__Task to complete__: Exactly retype the lines from the top of the data through the line containing "plt.rcParams['font.family'] = [fam, 'DejaVu", leaving out every picture.

__Information provided__:

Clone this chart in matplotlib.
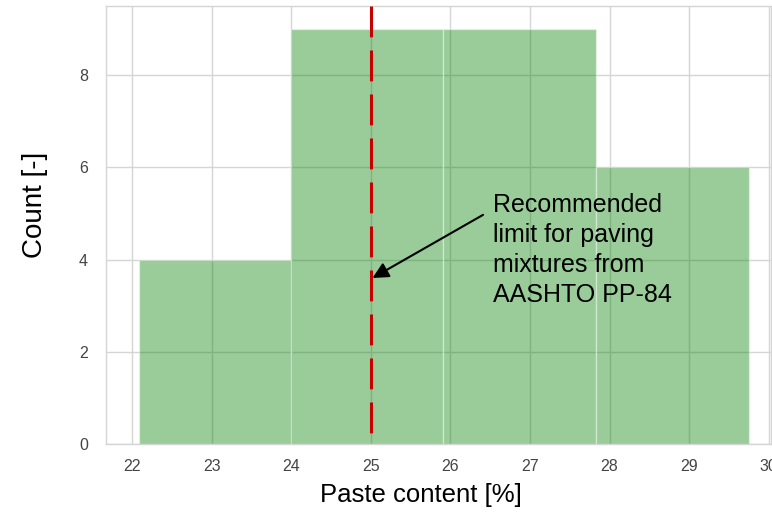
import numpy as np
import matplotlib
matplotlib.use('Agg')
import matplotlib.pyplot as plt
from matplotlib import font_manager

# histogram
bin_edges = [22.08, 24.0, 25.91, 27.83, 29.75]
counts = [4, 9, 9, 6]
limit = 25.0

names = {f.name for f in font_manager.fontManager.ttflist}
fam = 'Liberation Sans Narrow' if 'Liberation Sans Narrow' in names else 'Liberation Sans'
plt.rcParams['font.family'] = [fam, 'DejaVu Sans']

fig = plt.figure(figsize=(7.72, 5.12), dpi=100)
ax = fig.add_axes([106/772, 68/512, 665/772, 438/512])

ax.set_axisbelow(True)
ax.grid(True, color='#d5d5d5', lw=1.0)
for sp in ax.spines.values():
    sp.set_color('#d5d5d5')
    sp.set_linewidth(1.0)

ax.hist(bin_edges[:-1], bins=bin_edges, weights=counts,
        color='green', alpha=0.4, edgecolor='white', linewidth=1.0)

ymax = 9.5
ax.plot([limit, limit], [ymax, 0], color='#c80000', lw=2.2,
        ls=(0, (10.1, 4.3)), zorder=5)

ax.annotate('', xy=(limit + 0.02, 3.6), xytext=(26.41, 4.97),
            arrowprops=dict(arrowstyle='-|>', color='black', lw=1.5,
                            mutation_scale=24, shrinkA=0, shrinkB=0),
            zorder=6)
ax.text(26.53, 4.2, 'Recommended\nlimit for paving\nmixtures from\nAASHTO PP-84',
        fontsize=18, va='center', ha='left', linespacing=1.32)

ax.set_xlim(21.67, 30.03)
ax.set_ylim(0, ymax)
ax.set_xticks(np.arange(22, 31, 1))
ax.set_yticks([0, 2, 4, 6, 8])
ax.tick_params(axis='x', length=0, labelsize=11.5, labelcolor='#444444', pad=11)
ax.tick_params(axis='y', length=0, labelsize=11.5, labelcolor='#444444', pad=13)

ax.set_xlabel('Paste content [%]', fontsize=18.5)
ax.xaxis.set_label_coords(0.474, -0.089)
ax.set_ylabel('Count [-]', fontsize=20)
ax.yaxis.set_label_coords(-0.087, 0.545)

fig.savefig('out.png', dpi=100)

__The reply__:
Clone this chart in matplotlib.
import numpy as np
import matplotlib
matplotlib.use('Agg')
import matplotlib.pyplot as plt
from matplotlib import font_manager

# histogram
bin_edges = [22.08, 24.0, 25.91, 27.83, 29.75]
counts = [4, 9, 9, 6]
limit = 25.0

names = {f.name for f in font_manager.fontManager.ttflist}
fam = 'Liberation Sans Narrow' if 'Liberation Sans Narrow' in names else 'Liberation Sans'
plt.rcParams['font.family'] = [fam, 'DejaVu Sans']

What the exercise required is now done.